The consultation is open until July 28, 2025.

“Either option may require legislative or regulatory changes to the insurance or pharmacy related legislation. Should the government decide to proceed with either policy option, the ministry will undertake the necessary analysis to identify direct compliance costs or benefits,” the consultation’s preamble states.

They describe a pharmacy PPN as a contractual agreement between an insurer and pharmacy operators providing discounts, preferential or exclusive access and specialized handling and case management for high-cost medications. The consultation paper, Preferred Provider Networks in Group Insurance Plans discusses both open and closed PPNs.

Four policy objectives 

The four policy objectives outlined include consumer choice, cost and coverage (maintaining affordability by ensuring that regulatory intervention does not impact the cost or affordability of coverage), health outcomes and the support of appropriate competition within the pharmacy sector.
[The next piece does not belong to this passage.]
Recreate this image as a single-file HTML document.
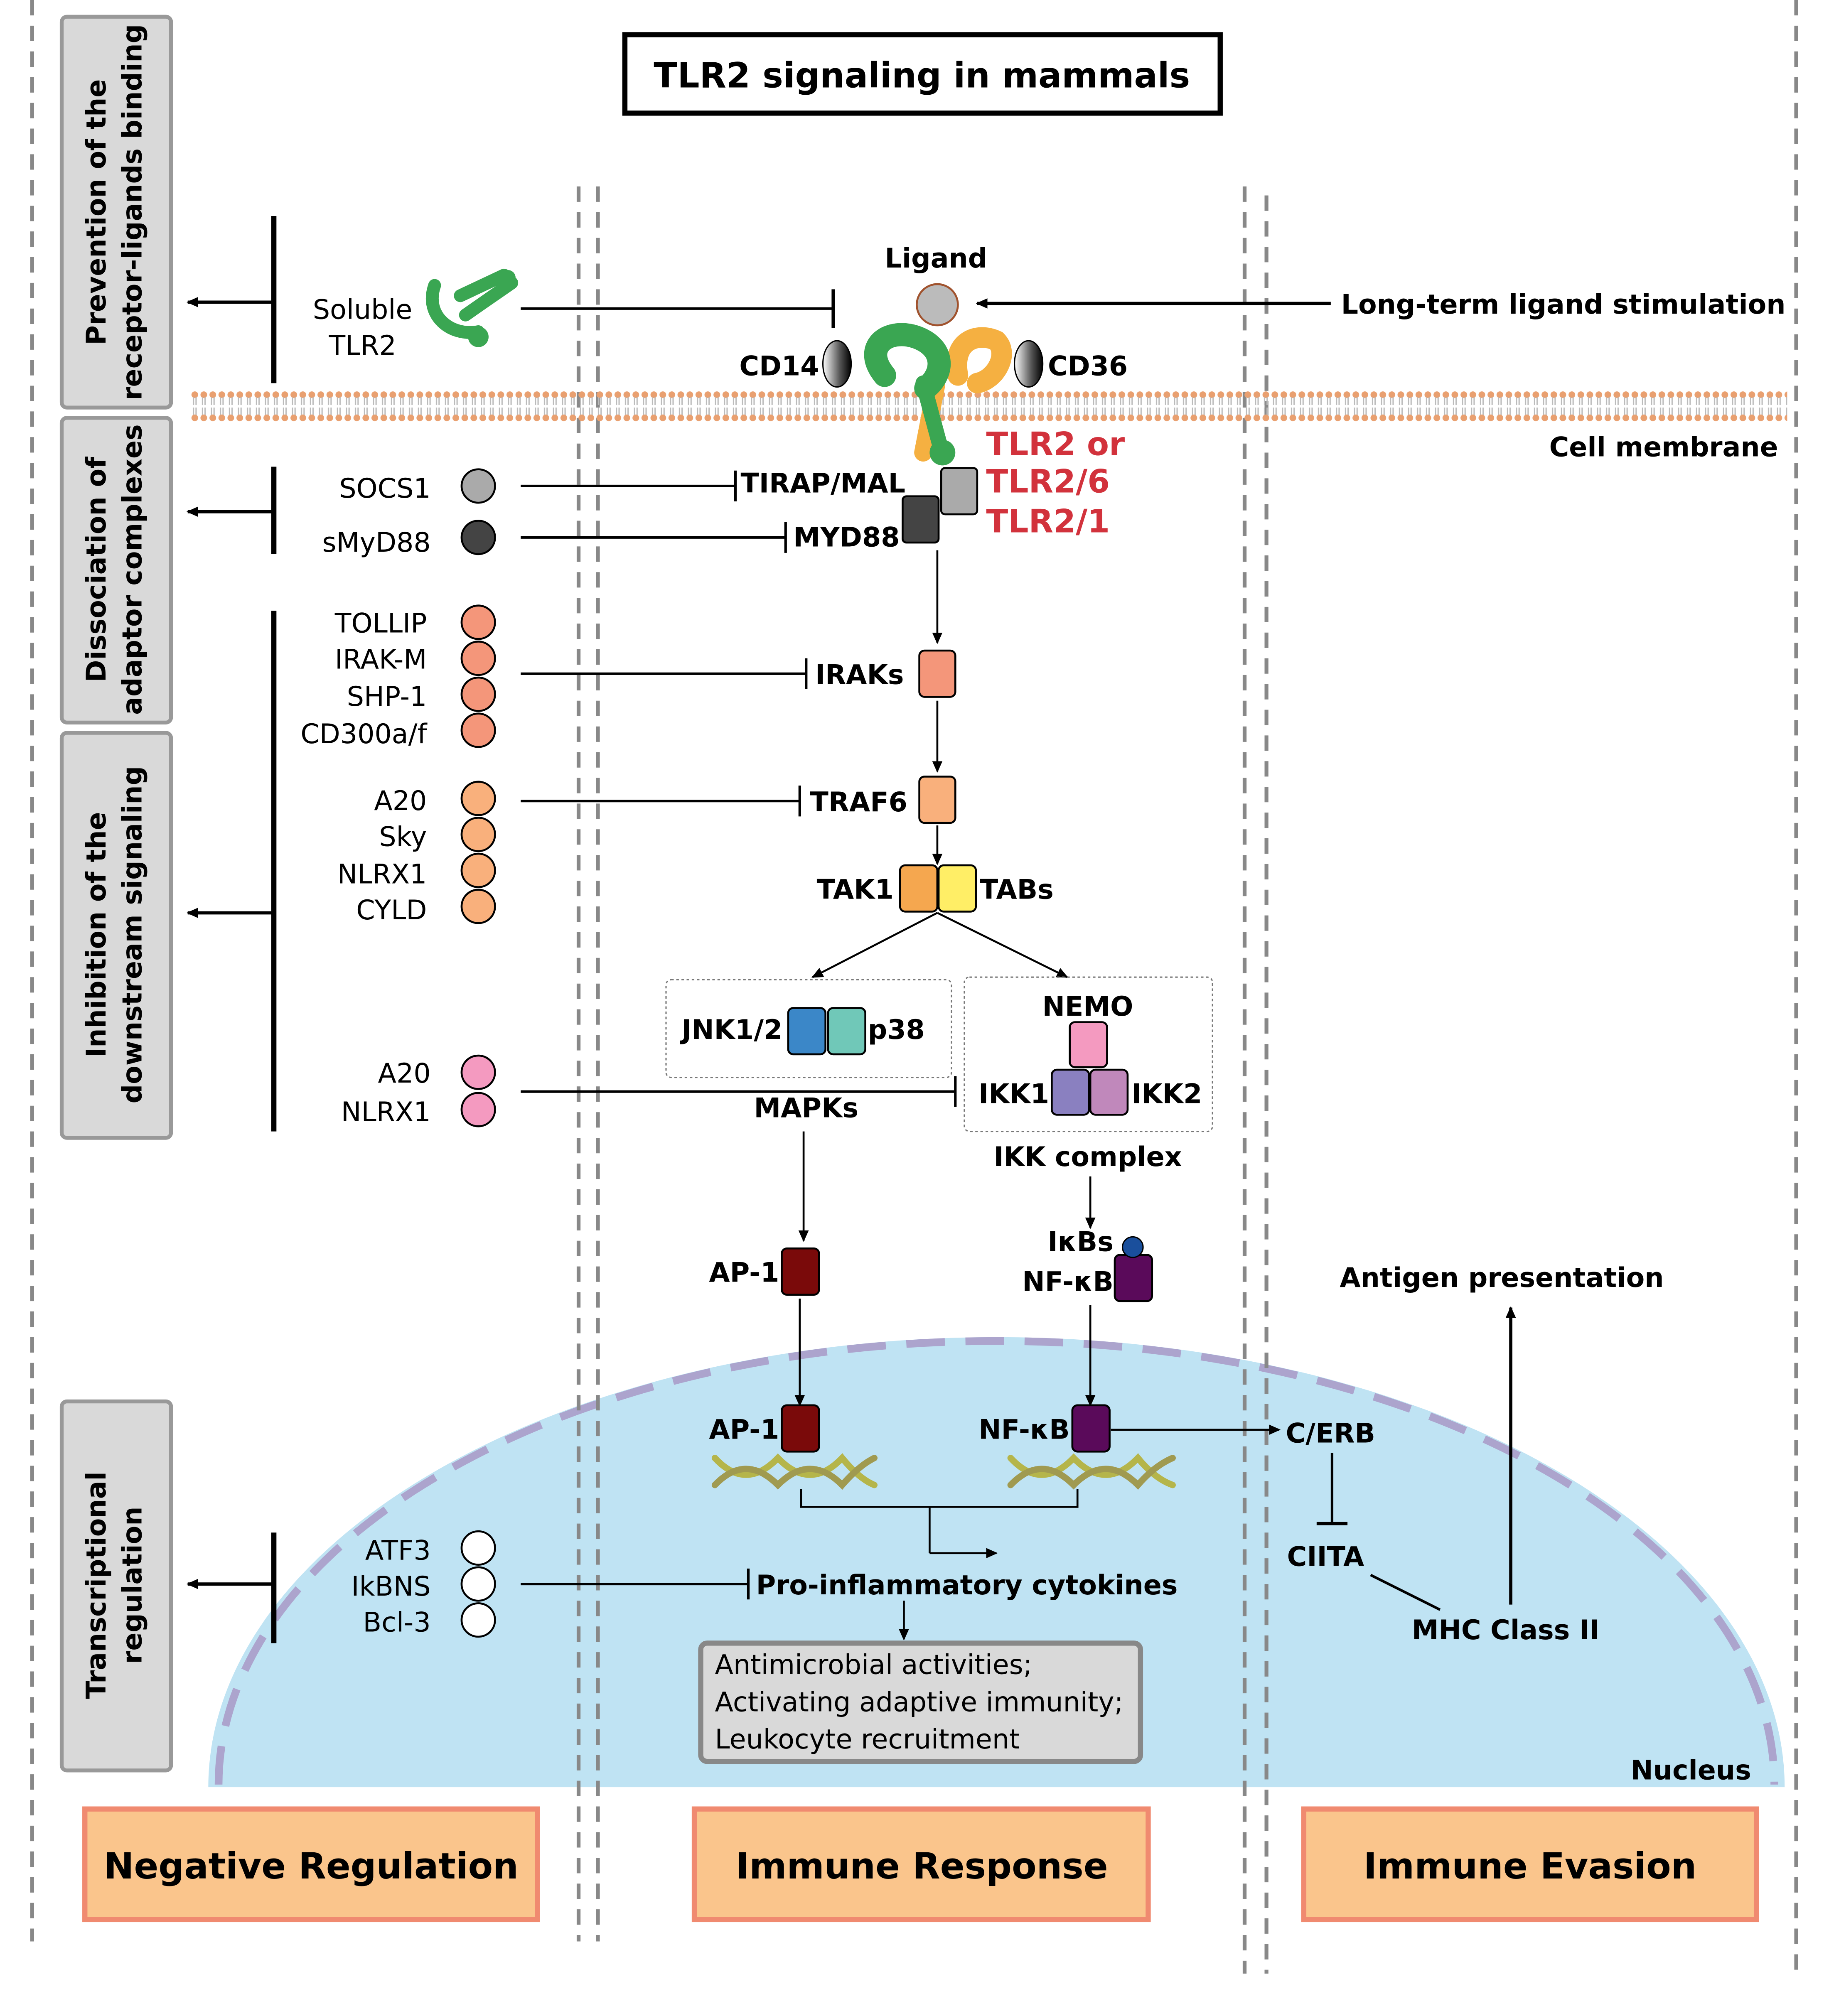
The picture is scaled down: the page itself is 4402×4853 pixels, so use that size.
<!DOCTYPE html>
<html><head><meta charset="utf-8"><style>
html,body{margin:0;padding:0;background:#fff}
svg{display:block}
text{font-family:"DejaVu Sans","Liberation Sans",sans-serif;font-size:21px;fill:#000}
.b{font-weight:bold}
</style></head><body>
<svg width="4402" height="4853" viewBox="0 0 1422.5 1568" preserveAspectRatio="none" xmlns="http://www.w3.org/2000/svg">
<defs>
<marker id="ah" markerWidth="10" markerHeight="10" refX="8" refY="5" orient="auto" markerUnits="userSpaceOnUse"><path d="M0,1 L9,5 L0,9 Z" fill="#000"/></marker>
<pattern id="mem" x="148" y="304" width="7" height="24" patternUnits="userSpaceOnUse">
<circle cx="3.5" cy="3" r="2.6" fill="#e9a070"/>
<line x1="2.5" y1="5" x2="2.5" y2="11" stroke="#bbb" stroke-width="1"/><line x1="4.5" y1="5" x2="4.5" y2="11" stroke="#bbb" stroke-width="1"/>
<line x1="2.5" y1="13" x2="2.5" y2="19" stroke="#bbb" stroke-width="1"/><line x1="4.5" y1="13" x2="4.5" y2="19" stroke="#bbb" stroke-width="1"/>
<circle cx="3.5" cy="21" r="2.6" fill="#e9a070"/>
</pattern>
<linearGradient id="cdg" x1="0" x2="1"><stop offset="0" stop-color="#fff"/><stop offset="0.6" stop-color="#555"/><stop offset="1" stop-color="#000"/></linearGradient>
</defs>

<path d="M162,1390 A613,350 0 0 1 1388,1390 Z" fill="#bfe3f3"/>
<path d="M170,1388 A605,345 0 0 1 1380,1388" fill="none" stroke="#aca4cd" stroke-width="6" stroke-dasharray="30,16"/>
<text x="1362" y="1384" text-anchor="end" class="b">Nucleus</text>

<g stroke="#888" stroke-width="3" stroke-dasharray="12,8">
<line x1="25" y1="0" x2="25" y2="1510"/>
<line x1="450" y1="145" x2="450" y2="1510"/>
<line x1="465" y1="145" x2="465" y2="1510"/>
<line x1="968" y1="145" x2="968" y2="1535"/>
<line x1="985" y1="152" x2="985" y2="1535"/>
<line x1="1397" y1="0" x2="1397" y2="1540"/>
</g>

<rect x="148" y="304" width="1242" height="24" fill="url(#mem)"/>
<text x="1383" y="355" text-anchor="end" class="b">Cell membrane</text>

<rect x="486" y="27" width="463" height="61" fill="#fff" stroke="#000" stroke-width="4"/>
<text x="717" y="68" text-anchor="middle" class="b" style="font-size:27px">TLR2 signaling in mammals</text>

<g fill="#d9d9d9" stroke="#999" stroke-width="3">
<rect x="48" y="13" width="85" height="304" rx="4"/>
<rect x="48" y="325" width="85" height="237" rx="4"/>
<rect x="48" y="570" width="85" height="315" rx="4"/>
<rect x="48" y="1090" width="85" height="287" rx="4"/>
</g>
<text transform="translate(82,165) rotate(-90)" text-anchor="middle" class="b">Prevention of the</text>
<text transform="translate(110,165) rotate(-90)" text-anchor="middle" class="b">receptor-ligands binding</text>
<text transform="translate(82,443) rotate(-90)" text-anchor="middle" class="b">Dissociation of</text>
<text transform="translate(110,443) rotate(-90)" text-anchor="middle" class="b">adaptor complexes</text>
<text transform="translate(82,727) rotate(-90)" text-anchor="middle" class="b">Inhibition of the</text>
<text transform="translate(110,727) rotate(-90)" text-anchor="middle" class="b">downstream signaling</text>
<text transform="translate(82,1233) rotate(-90)" text-anchor="middle" class="b">Transcriptional</text>
<text transform="translate(110,1233) rotate(-90)" text-anchor="middle" class="b">regulation</text>

<g stroke="#000" stroke-width="4">
<line x1="213" y1="168" x2="213" y2="298"/>
<line x1="213" y1="363" x2="213" y2="431"/>
<line x1="213" y1="475" x2="213" y2="880"/>
<line x1="213" y1="1192" x2="213" y2="1278"/>
</g>
<g stroke="#000" stroke-width="2.5" marker-end="url(#ah)">
<line x1="213" y1="235" x2="146" y2="235"/>
<line x1="213" y1="398" x2="146" y2="398"/>
<line x1="213" y1="710" x2="146" y2="710"/>
<line x1="213" y1="1232" x2="146" y2="1232"/>
</g>

<text x="282" y="248" text-anchor="middle">Soluble</text>
<text x="282" y="276" text-anchor="middle">TLR2</text>
<g fill="none" stroke="#3aa652" stroke-width="10" stroke-linecap="round">
<path d="M338,222 C330,245 350,262 372,258"/>
<path d="M358,230 L392,214"/>
<path d="M362,245 L398,220"/>
</g>
<circle cx="395" cy="216" r="6" fill="#3aa652"/>
<circle cx="372" cy="262" r="8" fill="#3aa652"/>
<line x1="405" y1="240" x2="648" y2="240" stroke="#000" stroke-width="2"/>
<line x1="648" y1="225" x2="648" y2="255" stroke="#000" stroke-width="2.5"/>

<text x="728" y="208" text-anchor="middle" class="b">Ligand</text>
<circle cx="729" cy="237" r="16" fill="#bbb" stroke="#a0522d" stroke-width="1.5"/>
<line x1="1035" y1="236" x2="760" y2="236" stroke="#000" stroke-width="2.5" marker-end="url(#ah)"/>
<text x="1043" y="244" class="b">Long-term ligand stimulation</text>
<text x="575" y="292" class="b">CD14</text>
<ellipse cx="651" cy="283" rx="11" ry="18" fill="url(#cdg)" stroke="#000"/>
<ellipse cx="800" cy="283" rx="11" ry="18" fill="url(#cdg)" stroke="#000"/>
<text x="815" y="292" class="b">CD36</text>
<path d="M745,292 C740,265 760,258 775,265 C785,275 775,295 760,298" fill="none" stroke="#f5b041" stroke-width="16" stroke-linecap="round"/>
<path d="M728,300 L718,352" stroke="#f5b041" stroke-width="14" stroke-linecap="round"/>
<path d="M688,292 C670,270 690,255 712,262 C735,270 735,290 720,302" fill="none" stroke="#3aa652" stroke-width="18" stroke-linecap="round"/>
<path d="M718,298 L732,350" stroke="#3aa652" stroke-width="12" stroke-linecap="round"/>
<circle cx="733" cy="352" r="10" fill="#3aa652"/>
<text x="767" y="354" class="b" style="font-size:25px;fill:#d2323c">TLR2 or</text>
<text x="767" y="383" class="b" style="font-size:25px;fill:#d2323c">TLR2/6</text>
<text x="767" y="414" class="b" style="font-size:25px;fill:#d2323c">TLR2/1</text>

<text x="335" y="387" text-anchor="end">SOCS1</text>
<circle cx="372" cy="378" r="13" fill="#aaa" stroke="#000" stroke-width="1.5"/>
<text x="335" y="429" text-anchor="end">sMyD88</text>
<circle cx="372" cy="418" r="13" fill="#444" stroke="#000" stroke-width="1.5"/>
<g stroke="#000" stroke-width="2">
<line x1="405" y1="378" x2="572" y2="378"/><line x1="572" y1="366" x2="572" y2="390"/>
<line x1="405" y1="418" x2="611" y2="418"/><line x1="611" y1="406" x2="611" y2="430"/>
</g>
<text x="576" y="383" class="b">TIRAP/MAL</text>
<text x="617" y="425" class="b">MYD88</text>
<rect x="732" y="364" width="28" height="36" rx="3" fill="#aaa" stroke="#000" stroke-width="1.5"/>
<rect x="702" y="386" width="28" height="36" rx="3" fill="#444" stroke="#000" stroke-width="1.5"/>

<g text-anchor="end">
<text x="332" y="492">TOLLIP</text><text x="332" y="520">IRAK-M</text><text x="332" y="549">SHP-1</text><text x="332" y="578">CD300a/f</text>
<text x="332" y="630">A20</text><text x="332" y="658">Sky</text><text x="332" y="687">NLRX1</text><text x="332" y="715">CYLD</text>
<text x="335" y="842">A20</text><text x="335" y="872">NLRX1</text>
<text x="335" y="1213">ATF3</text><text x="335" y="1241">IkBNS</text><text x="335" y="1269">Bcl-3</text>
</g>
<g stroke="#000" stroke-width="1.5">
<circle cx="372" cy="484" r="13" fill="#f4967a"/><circle cx="372" cy="512" r="13" fill="#f4967a"/><circle cx="372" cy="540" r="13" fill="#f4967a"/><circle cx="372" cy="568" r="13" fill="#f4967a"/>
<circle cx="372" cy="621" r="13" fill="#f9b07c"/><circle cx="372" cy="649" r="13" fill="#f9b07c"/><circle cx="372" cy="677" r="13" fill="#f9b07c"/><circle cx="372" cy="705" r="13" fill="#f9b07c"/>
<circle cx="372" cy="834" r="13" fill="#f49ac0"/><circle cx="372" cy="863" r="13" fill="#f49ac0"/>
<circle cx="372" cy="1204" r="13" fill="#fff"/><circle cx="372" cy="1232" r="13" fill="#fff"/><circle cx="372" cy="1260" r="13" fill="#fff"/>
</g>
<g stroke="#000" stroke-width="2">
<line x1="405" y1="524" x2="627" y2="524"/><line x1="627" y1="512" x2="627" y2="536"/>
<line x1="405" y1="623" x2="622" y2="623"/><line x1="622" y1="611" x2="622" y2="635"/>
<line x1="405" y1="849" x2="743" y2="849"/><line x1="743" y1="837" x2="743" y2="861"/>
<line x1="405" y1="1232" x2="582" y2="1232"/><line x1="582" y1="1220" x2="582" y2="1244"/>
</g>
<text x="634" y="532" class="b">IRAKs</text>
<rect x="715" y="506" width="28" height="36" rx="4" fill="#f4967a" stroke="#000" stroke-width="1.5"/>
<text x="630" y="631" class="b">TRAF6</text>
<rect x="715" y="604" width="28" height="36" rx="4" fill="#f9b07c" stroke="#000" stroke-width="1.5"/>

<g stroke="#000" stroke-width="1.5" marker-end="url(#ah)">
<line x1="729" y1="428" x2="729" y2="500"/>
<line x1="729" y1="545" x2="729" y2="600"/>
<line x1="729" y1="642" x2="729" y2="672"/>
<line x1="729" y1="710" x2="632" y2="760"/>
<line x1="729" y1="710" x2="830" y2="760"/>
<line x1="625" y1="880" x2="625" y2="965"/>
<line x1="622" y1="1010" x2="622" y2="1093"/>
<line x1="848" y1="915" x2="848" y2="955"/>
<line x1="848" y1="1015" x2="848" y2="1093"/>
<line x1="703" y1="1245" x2="703" y2="1275"/>
<line x1="723" y1="1208" x2="775" y2="1208"/>
<line x1="864" y1="1112" x2="995" y2="1112"/>
</g>

<text x="695" y="699" text-anchor="end" class="b">TAK1</text>
<rect x="700" y="673" width="29" height="36" rx="4" fill="#f5a74f" stroke="#000" stroke-width="1.5"/>
<rect x="730" y="673" width="29" height="36" rx="4" fill="#ffee66" stroke="#000" stroke-width="1.5"/>
<text x="762" y="699" class="b">TABs</text>

<rect x="518" y="762" width="222" height="76" rx="4" fill="none" stroke="#777" stroke-width="1" stroke-dasharray="2,2"/>
<text x="530" y="808" class="b">JNK1/2</text>
<rect x="613" y="784" width="29" height="36" rx="4" fill="#3b87c8" stroke="#000" stroke-width="1.5"/>
<rect x="644" y="784" width="29" height="36" rx="4" fill="#70c8b8" stroke="#000" stroke-width="1.5"/>
<text x="675" y="808" class="b">p38</text>
<text x="627" y="869" text-anchor="middle" class="b">MAPKs</text>

<rect x="750" y="760" width="193" height="120" rx="4" fill="none" stroke="#777" stroke-width="1" stroke-dasharray="2,2"/>
<text x="846" y="790" text-anchor="middle" class="b">NEMO</text>
<rect x="832" y="795" width="29" height="35" rx="4" fill="#f49ac0" stroke="#000" stroke-width="1.5"/>
<rect x="818" y="832" width="29" height="35" rx="4" fill="#8a80c0" stroke="#000" stroke-width="1.5"/>
<rect x="848" y="832" width="29" height="35" rx="4" fill="#c088bb" stroke="#000" stroke-width="1.5"/>
<text x="816" y="858" text-anchor="end" class="b">IKK1</text>
<text x="880" y="858" class="b">IKK2</text>
<text x="846" y="907" text-anchor="middle" class="b">IKK complex</text>

<text x="606" y="997" text-anchor="end" class="b">AP-1</text>
<rect x="608" y="971" width="29" height="36" rx="4" fill="#7a0a0a" stroke="#000" stroke-width="1.5"/>
<text x="866" y="973" text-anchor="end" class="b">IκBs</text>
<text x="866" y="1004" text-anchor="end" class="b">NF-κB</text>
<rect x="867" y="976" width="29" height="36" rx="4" fill="#5a0a5a" stroke="#000" stroke-width="1.5"/>
<circle cx="881" cy="970" r="8" fill="#1a4f9c" stroke="#000"/>
<text x="606" y="1119" text-anchor="end" class="b">AP-1</text>
<rect x="608" y="1093" width="29" height="36" rx="4" fill="#7a0a0a" stroke="#000" stroke-width="1.5"/>
<text x="832" y="1119" text-anchor="end" class="b">NF-κB</text>
<rect x="834" y="1093" width="29" height="36" rx="4" fill="#5a0a5a" stroke="#000" stroke-width="1.5"/>

<g fill="none" stroke-width="5" stroke-linecap="round">
<path d="M556,1134 Q580,1160 605,1134 Q630,1160 655,1134 Q668,1150 680,1155" stroke="#b5b54a"/>
<path d="M556,1155 Q580,1130 605,1155 Q630,1130 655,1155 Q668,1140 680,1134" stroke="#a09a50"/>
<path d="M786,1134 Q810,1160 835,1134 Q860,1160 885,1134 Q898,1150 912,1155" stroke="#b5b54a"/>
<path d="M786,1155 Q810,1130 835,1155 Q860,1130 885,1155 Q898,1140 912,1134" stroke="#a09a50"/>
</g>
<path d="M623,1158 V1172 H838 V1158 M723,1172 V1208" fill="none" stroke="#000" stroke-width="1.5"/>

<text x="588" y="1240" class="b">Pro-inflammatory cytokines</text>
<rect x="545" y="1278" width="342" height="92" rx="5" fill="#d9d9d9" stroke="#888" stroke-width="4"/>
<text x="556" y="1302">Antimicrobial activities;</text>
<text x="556" y="1331">Activating adaptive immunity;</text>
<text x="556" y="1360">Leukocyte recruitment</text>

<text x="1000" y="1122" class="b">C/ERB</text>
<line x1="1036" y1="1130" x2="1036" y2="1185" stroke="#000" stroke-width="2"/>
<line x1="1024" y1="1185" x2="1048" y2="1185" stroke="#000" stroke-width="2.5"/>
<text x="1001" y="1218" class="b">CIITA</text>
<line x1="1066" y1="1225" x2="1120" y2="1252" stroke="#000" stroke-width="2"/>
<text x="1098" y="1275" class="b">MHC Class II</text>
<line x1="1175" y1="1248" x2="1175" y2="1017" stroke="#000" stroke-width="2.5" marker-end="url(#ah)"/>
<text x="1168" y="1001" text-anchor="middle" class="b">Antigen presentation</text>

<g fill="#fac58c" stroke="#f08a70" stroke-width="4">
<rect x="66" y="1407" width="352" height="86"/>
<rect x="540" y="1407" width="353" height="86"/>
<rect x="1014" y="1407" width="352" height="86"/>
</g>
<text x="242" y="1461" text-anchor="middle" class="b" style="font-size:28px">Negative Regulation</text>
<text x="717" y="1461" text-anchor="middle" class="b" style="font-size:28px">Immune Response</text>
<text x="1190" y="1461" text-anchor="middle" class="b" style="font-size:28px">Immune Evasion</text>
</svg>
</body></html>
“PPNs intersect both the financial services and pharmacy sectors, which are governed by separate regulatory frameworks. In Ontario, both the insurance and pharmacy sectors are subject to regulation. However there is currently no single regulatory body overseeing both sectors and the regulatory frameworks governing each are significantly different,” they state. “Currently pharmacy PPNs are not directly regulated in Ontario.” 

They continue, saying that under the two different acts governing the pharmacy sector, pharmacies are prohibited from entering into arrangements which limit a person’s choice without their prior written agreement. “However, with PPNs, plan members provide the requisite agreement when enrolling,” they write. “The Insurance Act does not currently contain any provisions regarding pharmacy PPNs.” 

Quebec’s experience 

In looking at other jurisdictions, they say Quebec’s move to ban pharmacy PPNs in 2021 may have led to consolidation of the sector, allegedly leading to higher pharmacy mark-ups. “In the longer term, the government has heard from stakeholders that the legislative ban may unintentionally lead to less competition among pharmacies.” 

The two potential regulatory options proposed include: The any able and willing provider (AAWP) option and the standardized and mandatory exemptions (SME) model.

The AAWP option will mandate that any pharmacy PPN be open to any pharmacy operator willing to meet a PPN’s terms. Insurers and intermediaries would be permitted to use PPNs but would be required to accept any pharmacy operator able and willing to meet such terms.

The SME option, meanwhile, will standardize mandatory exemptions to pharmacy PPNs so plan members can access pharmacies outside of their network. “While SME does not have a precedent in other jurisdictions, this proposed approach is informed by concerns that the government heard during the initial consultation regarding the lack of consistency in existing exemption processes,” they write. “Circumstances under which plan members are exempt from a PPN’s requirements would be standardized and mandated.” 

The consultation paper concludes by asking 18 questions. Among them, they ask if insurers should be required to demonstrate the reasonableness of terms in a PPN and questions how standardized exemptions should be set and by whom. The paper also asks what challenges stakeholders could face in implementing either option.